Last year, in the lead up to the UK General Election, I was given the title of ‘Dangerous Woman’ by the Sun and Daily Mail newspapers. It was, I believe, based on the supposition that my party’s prospective success in that election would have a number of significant effects on the existing political power balance.
However, my advocacy of feminism was also used as an indication as to my so called hazardous nature. My appointment of a gender-balanced Cabinet and my public commitment to use my time as Scotland’s First Minister to improve the lives of women across our country were highlighted as evidence of this nature.
As a result, although the term was meant to give pause to those who might have been considering voting for my party in the General Election, it could also be viewed as yet another pejorative term used to minimise women’s achievements. Terms like ‘dangerous’ can belittle the positions of women in power by implying that we should be feared and I am extremely concerned that women can be collectively branded in a way that men are simply not subjected to. Despite this I took great pride in being termed ‘dangerous’ when I considered those with whom I shared the title, such as Liberty director Shami Chakrabarti and German Chancellor Angela Merkel.
To be counted among those women felt like a validation of my challenge to the status quo. When I look at the women who inspired me to take on a political career and ultimately leadership responsibilities, my role models include strong women who played an important part in shaping the SNP — Margo MacDonald and Winnie Ewing, who helped the party become the social democratic force for change we are today.
I am sure they too were seen as threatening to the political establishment of the day, as they challenged the perceived order in Scotland. Their work did so much to encourage women like me and showed us that there could be a place for us in politics.
Winnie Ewing’s election victory in 1967 was a significant by-election in Scottish political history and began a surge of support for the SNP. She said at the time of her election, ‘stop the world, Scotland wants to get on’, and her presence at Westminster proved to be a real focus for the SNP with a significant rise in membership as a result. Many feel it was as a result of her victory that the Government established the Kilbrandon Commission to look into the establishment of a devolved Scottish Assembly.
Margo Macdonald’s victory in 1973 in the Glasgow Govan by-election, until then a Labour stronghold, was another landmark result for the SNP. She faced blatant sexism and harassment as all women MPs suffered at that time and dealt with this in her own inimitable way, as she would in her battle with Parkinson’s disease towards the end of her life. She and Winnie helped pave the way for all of the amazing female SNP MSPs and MPs that we have today here and at Westminster.

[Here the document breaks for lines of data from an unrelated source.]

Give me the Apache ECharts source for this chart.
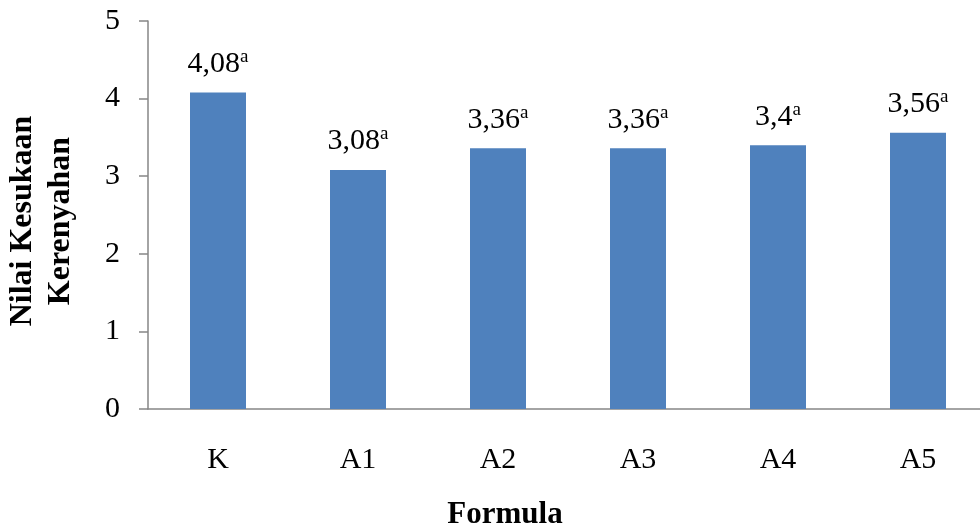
<!DOCTYPE html>
<html>
<head>
<meta charset="utf-8">
<script src="https://cdn.jsdelivr.net/npm/echarts@6/dist/echarts.min.js"></script>
<style>
  html, body { margin: 0; padding: 0; background: #ffffff; }
  #chart { width: 980px; height: 525px; }
</style>
</head>
<body>
<div id="chart"></div>
<script>
// Formula categories, mean crispness scores and significance letters
const categories = ['K', 'A1', 'A2', 'A3', 'A4', 'A5'];
const scores = [4.08, 3.08, 3.36, 3.36, 3.4, 3.56];
const letters = ['a', 'a', 'a', 'a', 'a', 'a'];
const yTicks = [0, 1, 2, 3, 4, 5];

const serif = '"Liberation Serif", "Times New Roman", serif';
const axisGray = '#868686';

const chart = echarts.init(document.getElementById('chart'));

chart.setOption({
  backgroundColor: '#ffffff',
  animation: false,
  grid: {
    left: 148, right: -8, top: 21, bottom: 116,
    containLabel: false, outerBoundsMode: 'none'
  },
  xAxis: {
    type: 'category',
    data: categories,
    name: 'Formula',
    nameLocation: 'middle',
    nameGap: 90,
    nameTextStyle: {
      fontFamily: serif, fontSize: 31, fontWeight: 'bold', color: '#000',
      padding: [0, 126, 0, 0]
    },
    axisLine: { lineStyle: { color: axisGray, width: 1.5 } },
    axisTick: { show: false },
    axisLabel: { fontFamily: serif, fontSize: 30, color: '#000', margin: 36 }
  },
  yAxis: {
    type: 'value',
    min: yTicks[0],
    max: yTicks[yTicks.length - 1],
    interval: 1,
    name: 'Nilai Kesukaan\nKerenyahan',
    nameLocation: 'middle',
    nameGap: 68,
    nameRotate: 90,
    nameTextStyle: {
      fontFamily: serif, fontSize: 32, fontWeight: 'bold', color: '#000',
      lineHeight: 38,
      padding: [0, 12, 0, 0]
    },
    axisLine: { show: true, lineStyle: { color: axisGray, width: 1.5 } },
    axisTick: { show: true, inside: false, length: 9, lineStyle: { color: axisGray, width: 1.5 } },
    splitLine: { show: false },
    axisLabel: { fontFamily: serif, fontSize: 30, color: '#000', margin: 28 }
  },
  series: [{
    type: 'bar',
    data: scores,
    barWidth: '40%',
    itemStyle: { color: '#4f81bd' },
    label: {
      show: true,
      position: 'top',
      distance: 12,
      formatter: function (p) {
        const txt = String(p.value).replace('.', ',');
        return '{v|' + txt + '}{s|' + letters[p.dataIndex] + '}';
      },
      rich: {
        v: { fontFamily: serif, fontSize: 30, color: '#000' },
        s: { fontFamily: serif, fontSize: 19, color: '#000', padding: [0, 0, 14, 0] }
      }
    }
  }]
});
</script>
</body>
</html>
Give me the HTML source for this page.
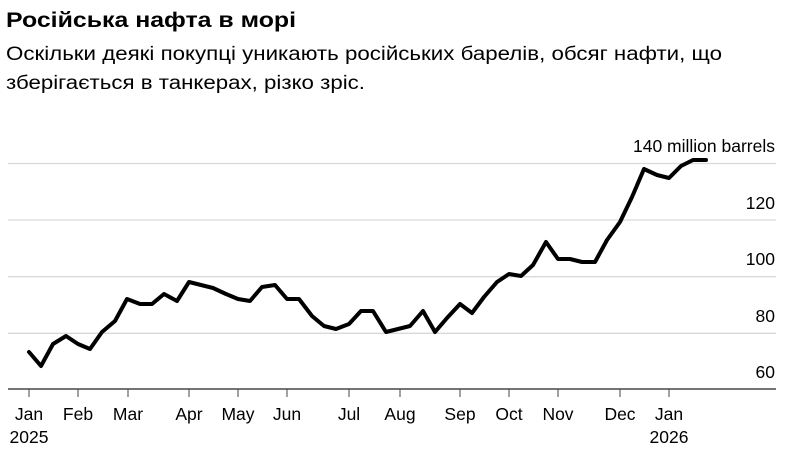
<!DOCTYPE html>
<html><head><meta charset="utf-8"><style>html,body{margin:0;padding:0;background:#fff}svg{display:block}</style></head>
<body>
<svg width="788" height="468" xmlns="http://www.w3.org/2000/svg" font-family="Liberation Sans, Arial, sans-serif">
<text x="6" y="27" font-size="21" font-weight="bold" fill="#000" textLength="290" lengthAdjust="spacingAndGlyphs">Російська нафта в морі</text>
<text x="6" y="60" font-size="19" fill="#000" textLength="716" lengthAdjust="spacingAndGlyphs">Оскільки деякі покупці уникають російських барелів, обсяг нафти, що</text>
<text x="6" y="89" font-size="19" fill="#000" textLength="359" lengthAdjust="spacingAndGlyphs">зберігається в танкерах, різко зріс.</text>
<g stroke="#d9d9d9" stroke-width="1.3">
<line x1="8" x2="776" y1="163.5" y2="163.5"/>
<line x1="8" x2="776" y1="220" y2="220"/>
<line x1="8" x2="776" y1="276.7" y2="276.7"/>
<line x1="8" x2="776" y1="333.3" y2="333.3"/>
</g>
<line x1="8" x2="776" y1="389" y2="389" stroke="#222" stroke-width="1.3"/>
<g stroke="#444" stroke-width="1">
<line x1="29" x2="29" y1="389" y2="397"/><line x1="78" x2="78" y1="389" y2="397"/><line x1="128" x2="128" y1="389" y2="397"/><line x1="189" x2="189" y1="389" y2="397"/><line x1="238" x2="238" y1="389" y2="397"/><line x1="287" x2="287" y1="389" y2="397"/><line x1="349" x2="349" y1="389" y2="397"/><line x1="400" x2="400" y1="389" y2="397"/><line x1="460" x2="460" y1="389" y2="397"/><line x1="509" x2="509" y1="389" y2="397"/><line x1="558" x2="558" y1="389" y2="397"/><line x1="620" x2="620" y1="389" y2="397"/><line x1="669" x2="669" y1="389" y2="397"/>
</g>
<g font-size="17.5" fill="#000" text-anchor="middle">
<text x="29" y="420">Jan</text><text x="78" y="420">Feb</text><text x="128" y="420">Mar</text><text x="189" y="420">Apr</text><text x="238" y="420">May</text><text x="287" y="420">Jun</text><text x="349" y="420">Jul</text><text x="400" y="420">Aug</text><text x="460" y="420">Sep</text><text x="509" y="420">Oct</text><text x="558" y="420">Nov</text><text x="620" y="420">Dec</text><text x="669" y="420">Jan</text>
<text x="29" y="443">2025</text><text x="669" y="443">2026</text>
</g>
<g font-size="17.5" fill="#000" text-anchor="end">
<text x="775" y="152">140 million barrels</text>
<text x="775" y="209">120</text>
<text x="775" y="265">100</text>
<text x="775" y="322">80</text>
<text x="775" y="378">60</text>
</g>
<polyline fill="none" stroke="#000" stroke-width="4" stroke-linejoin="round" stroke-linecap="round" points="29,352 41,366 53,344 66,336 78,344 90,349 102,332 115,321 127,299 140,304 152,304 164,294 177,301 189,282 201,285 213,288 226,294 238,299 250,301 262,287 275,285 287,299 299,299 312,316 324,326 336,329 349,324 361,311 373,311 386,332 398,329 410,326 423,311 435,332 447,318 460,304 472,313 484,297 497,282 509,274 521,276 533,265 546,242 558,259 570,259 582,262 595,262 607,240 620,222 632,197 644,169 657,175 669,178 681,166 693,160 706,160"/>
</svg>
</body></html>
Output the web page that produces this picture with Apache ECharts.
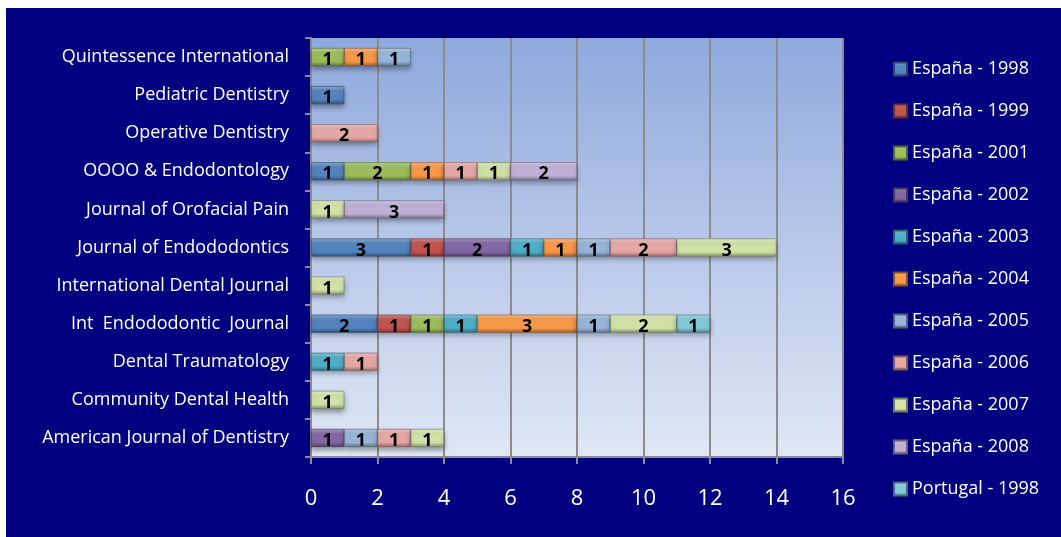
<!DOCTYPE html>
<html>
<head>
<meta charset="utf-8">
<script src="https://cdn.jsdelivr.net/npm/echarts@6/dist/echarts.min.js"></script>
<style>
  html, body { margin: 0; padding: 0; background: #fff; }
  #chart { width: 1061px; height: 537px; }
</style>
</head>
<body>
<div id="chart"></div>
<script>
// revistas, de abajo hacia arriba
const journals = [
  "American Journal of Dentistry", "Community Dental Health", "Dental Traumatology",
  "Int  Endododontic  Journal", "International Dental Journal", "Journal of Endododontics",
  "Journal of Orofacial Pain", "OOOO & Endodontology", "Operative Dentistry",
  "Pediatric Dentistry", "Quintessence International"
];
const seriesNames = [
  "España - 1998", "España - 1999", "España - 2001", "España - 2002", "España - 2003",
  "España - 2004", "España - 2005", "España - 2006", "España - 2007", "España - 2008",
  "Portugal - 1998"
];
const es1998 = [null, null, null, 2, null, 3, null, 1, null, 1, null];
const es1999 = [null, null, null, 1, null, 1, null, null, null, null, null];
const es2001 = [null, null, null, 1, null, null, null, 2, null, null, 1];
const es2002 = [1, null, null, null, null, 2, null, null, null, null, null];
const es2003 = [null, null, 1, 1, null, 1, null, null, null, null, null];
const es2004 = [null, null, null, 3, null, 1, null, 1, null, null, 1];
const es2005 = [1, null, null, 1, null, 1, null, null, null, null, 1];
const es2006 = [1, null, 1, null, null, 2, null, 1, 2, null, null];
const es2007 = [1, 1, null, 2, 1, 3, 1, 1, null, null, null];
const es2008 = [null, null, null, null, null, null, 3, 2, null, null, null];
const pt1998 = [null, null, null, 1, null, null, null, null, null, null, null];
const values = [es1998, es1999, es2001, es2002, es2003, es2004, es2005, es2006, es2007, es2008, pt1998];
const xTicks = [0, 2, 4, 6, 8, 10, 12, 14, 16];

const colors = ["#4f81bd", "#c0504d", "#9bbb59", "#8064a2", "#4bacc6", "#f79646",
                "#95b3d7", "#e6a5a3", "#d0e1a6", "#bfaed6", "#7fc6d8"];

function shade(hex, f) {
  const n = parseInt(hex.slice(1), 16);
  let r = n >> 16, g = (n >> 8) & 255, b = n & 255;
  const m = c => Math.max(0, Math.min(255, Math.round(f > 0 ? c + (255 - c) * f : c * (1 + f))));
  return `rgb(${m(r)},${m(g)},${m(b)})`;
}
const bevel = c => new echarts.graphic.LinearGradient(0, 0, 0, 1, [
  { offset: 0, color: shade(c, 0.35) },
  { offset: 0.25, color: shade(c, 0.05) },
  { offset: 0.75, color: c },
  { offset: 1, color: shade(c, -0.35) }
]);

const chart = echarts.init(document.getElementById("chart"));
chart.setOption({
  animation: false,
  graphic: [{
    type: "rect", z: -10, silent: true,
    shape: { x: 6, y: 8, width: 1055, height: 529 },
    style: { fill: "#000080" }
  }],
  grid: { left: 311, top: 38, right: 218, bottom: 80,
          show: true, borderWidth: 0,
          backgroundColor: new echarts.graphic.LinearGradient(0, 0, 0, 1, [
            { offset: 0, color: "#8fa9dd" }, { offset: 1, color: "#e0e7f5" }]) },
  legend: {
    orient: "vertical", left: 888, top: 55, itemGap: 24,
    itemWidth: 13, itemHeight: 13, icon: "rect",
    textStyle: { color: "#ffffff", fontSize: 18, fontFamily: "Open Sans" },
    data: seriesNames
  },
  xAxis: {
    type: "value", min: 0, max: 16, interval: 2,
    axisLine: { show: true, lineStyle: { color: "#8c8c8c", width: 2 } },
    axisTick: { show: true, length: 7, lineStyle: { color: "#8c8c8c", width: 2 } },
    splitLine: { show: true, lineStyle: { color: "#8c8c8c", width: 2 } },
    axisLabel: { color: "#ffffff", fontSize: 22, fontFamily: "Open Sans", margin: 31,
                 formatter: v => xTicks.includes(v) ? String(v) : "" }
  },
  yAxis: {
    type: "category", data: journals,
    axisLine: { show: true, lineStyle: { color: "#8c8c8c", width: 2 } },
    axisTick: { show: true, length: 6, lineStyle: { color: "#8c8c8c", width: 2 } },
    axisLabel: { color: "#ffffff", fontSize: 18, fontFamily: "Open Sans", margin: 22 }
  },
  series: seriesNames.map((name, i) => ({
    name, type: "bar", stack: "total", barWidth: 18,
    itemStyle: { color: bevel(colors[i]), borderColor: shade(colors[i], -0.45), borderWidth: 0.6,
                 shadowColor: "rgba(0,0,0,0.35)", shadowBlur: 5, shadowOffsetY: 3 },
    label: { show: true, position: "inside", color: "#000", fontWeight: "bold", fontSize: 18,
             fontFamily: "Open Sans", offset: [0, 3] },
    data: values[i]
  }))
});
</script>
</body>
</html>
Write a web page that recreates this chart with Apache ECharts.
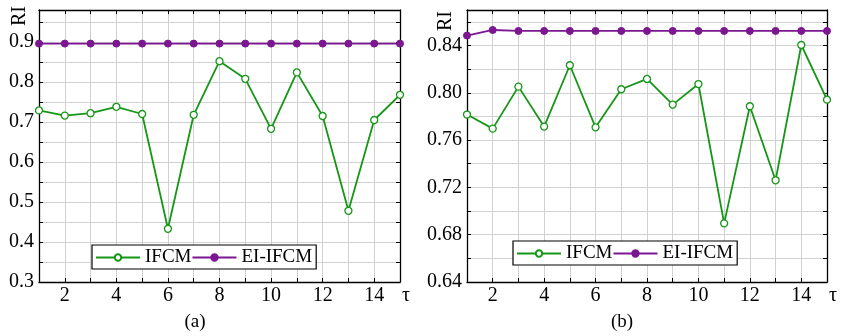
<!DOCTYPE html>
<html>
<head>
<meta charset="utf-8">
<script src="https://cdn.jsdelivr.net/npm/echarts@6/dist/echarts.min.js"></script>
<style>html,body{margin:0;padding:0;background:#fff}#c{width:841px;height:336px}</style>
</head>
<body>
<div id="c"></div>
<script>
const tau = [1,2,3,4,5,6,7,8,9,10,11,12,13,14,15];
const ifcmA = [0.729,0.716,0.722,0.738,0.720,0.433,0.718,0.852,0.808,0.683,0.824,0.715,0.478,0.705,0.768];
const eiA   = [0.896,0.896,0.896,0.896,0.896,0.896,0.896,0.896,0.896,0.896,0.896,0.896,0.896,0.896,0.896];
const ifcmB = [0.7816,0.7697,0.8052,0.7714,0.8233,0.7708,0.8030,0.8117,0.7900,0.8074,0.6896,0.7886,0.7260,0.8404,0.7942];
const eiB   = [0.8484,0.8531,0.8523,0.8523,0.8523,0.8523,0.8523,0.8523,0.8523,0.8523,0.8523,0.8523,0.8523,0.8523,0.8523];
const captions = ['(a)','(b)'];
const yName = 'RI';
const xName = 'τ';

const FONT = 'Liberation Serif';
const GREEN = '#169616';
const PURPLE = '#7b1790';
const pairs = (ys) => tau.map((t,i)=>[t, ys[i]]);

const grids = [
  {left:39, top:10, width:361, height:272},
  {left:467, top:10, width:360, height:272}
];
const yCfg = [
  {min:0.3, max:0.98, interval:0.05, lab:(v)=>Math.round(v*100)%10===0 ? v.toFixed(1) : ''},
  {min:0.64, max:0.87, interval:0.02, lab:(v)=>Math.round(v*100)%4===0 ? v.toFixed(2) : ''}
];

const xAxes = [], yAxes = [], series = [], legends = [], graphics = [];
grids.forEach((g,gi)=>{
  const base = {gridIndex:gi, type:'value', min:1, max:15, interval:1,
    axisLine:{show:true, onZero:false, lineStyle:{color:'#000', width:1.3}},
    axisTick:{show:true, inside:true, length:4, lineStyle:{color:'#000', width:1}},
    splitLine:{show:false}};
  xAxes.push(Object.assign({}, base, {position:'bottom',
    splitLine:{show:true, lineStyle:{color:'#d0d0d0', width:1}},
    axisLabel:{show:true, interval:0, margin:4, color:'#000', fontFamily:FONT, fontSize:20,
      formatter:(v)=> v===15 ? '{t|'+xName+'}' : (v%2===0 ? String(v) : ''),
      rich:{t:{fontFamily:FONT, fontSize:20, color:'#000', padding:[0,0,0,12]}}}}));
  xAxes.push(Object.assign({}, base, {position:'top', axisLabel:{show:false}}));
  const yc = yCfg[gi];
  const ybase = {gridIndex:gi, type:'value', min:yc.min, max:yc.max, interval:yc.interval,
    axisLine:{show:true, onZero:false, lineStyle:{color:'#000', width:1.3}},
    axisTick:{show:true, inside:true, length:4, lineStyle:{color:'#000', width:1}},
    splitLine:{show:false}};
  yAxes.push(Object.assign({}, ybase, {position:'left',
    splitLine:{show:true, lineStyle:{color:'#d0d0d0', width:1}},
    axisLabel:{show:true, margin:5, color:'#000', fontFamily:FONT, fontSize:20, formatter:yc.lab}}));
  yAxes.push(Object.assign({}, ybase, {position:'right', axisLabel:{show:false}}));
});

const sets = [[ifcmA, eiA],[ifcmB, eiB]];
sets.forEach((s,gi)=>{
  series.push({name:'IFCM', type:'line', xAxisIndex:gi*2, yAxisIndex:gi*2, data:pairs(s[0]),
    symbol:'circle', symbolSize:7, showAllSymbol:true,
    lineStyle:{color:GREEN, width:1.8}, itemStyle:{color:'#fff', borderColor:GREEN, borderWidth:1.3},
    z:3});
  series.push({name:'EI-IFCM', type:'line', xAxisIndex:gi*2, yAxisIndex:gi*2, data:pairs(s[1]),
    symbol:'circle', symbolSize:7, showAllSymbol:true,
    lineStyle:{color:PURPLE, width:1.8}, itemStyle:{color:PURPLE, borderColor:PURPLE, borderWidth:1},
    z:4});
});

const legPos = [{left:92, top:245},{left:513, top:241}];
legPos.forEach((p)=>{
  legends.push({left:p.left, top:p.top, orient:'horizontal', itemGap:0, itemWidth:44, itemHeight:8,
    padding:[3,4,2,3], borderColor:'#000', borderWidth:1.2, backgroundColor:'#fff',
    data:['IFCM','EI-IFCM'],
    textStyle:{fontFamily:FONT, fontSize:19, color:'#000'}});
});

const capPos = [[195,322],[622,322]];
capPos.forEach((c,i)=>{
  graphics.push({type:'text', x:c[0], y:c[1], style:{text:captions[i], font:'19px "Liberation Serif"', fill:'#000', align:'center', verticalAlign:'middle'}});
});
[[20,16],[446,21]].forEach((c)=>{
  graphics.push({type:'text', x:c[0], y:c[1], rotation:Math.PI/2, style:{text:yName, font:'20px "Liberation Serif"', fill:'#000', align:'center', verticalAlign:'middle'}});
});

const chart = echarts.init(document.getElementById('c'), null, {renderer:'canvas'});
chart.setOption({
  animation:false,
  backgroundColor:'#fff',
  grid:grids,
  xAxis:xAxes,
  yAxis:yAxes,
  series:series,
  legend:legends,
  graphic:graphics
});
</script>
</body>
</html>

Their great legacy of political engagement is something I am proud to see continue in the women of Scotland, particularly in the grassroots campaigns of the Scottish Referendum. I will work hard to ensure that the next generation of ‘dangerous women’ flourish in Scotland. Whether that be in politics, the arts, science and technology, business or sport – I want young girls to know that they should always aspire to be their best and challenge the status quo. When we are ‘dangerous’ we can change the world and our place in it.
I hope this project will be a celebration of hundreds of ‘dangerous women’ and what we can achieve.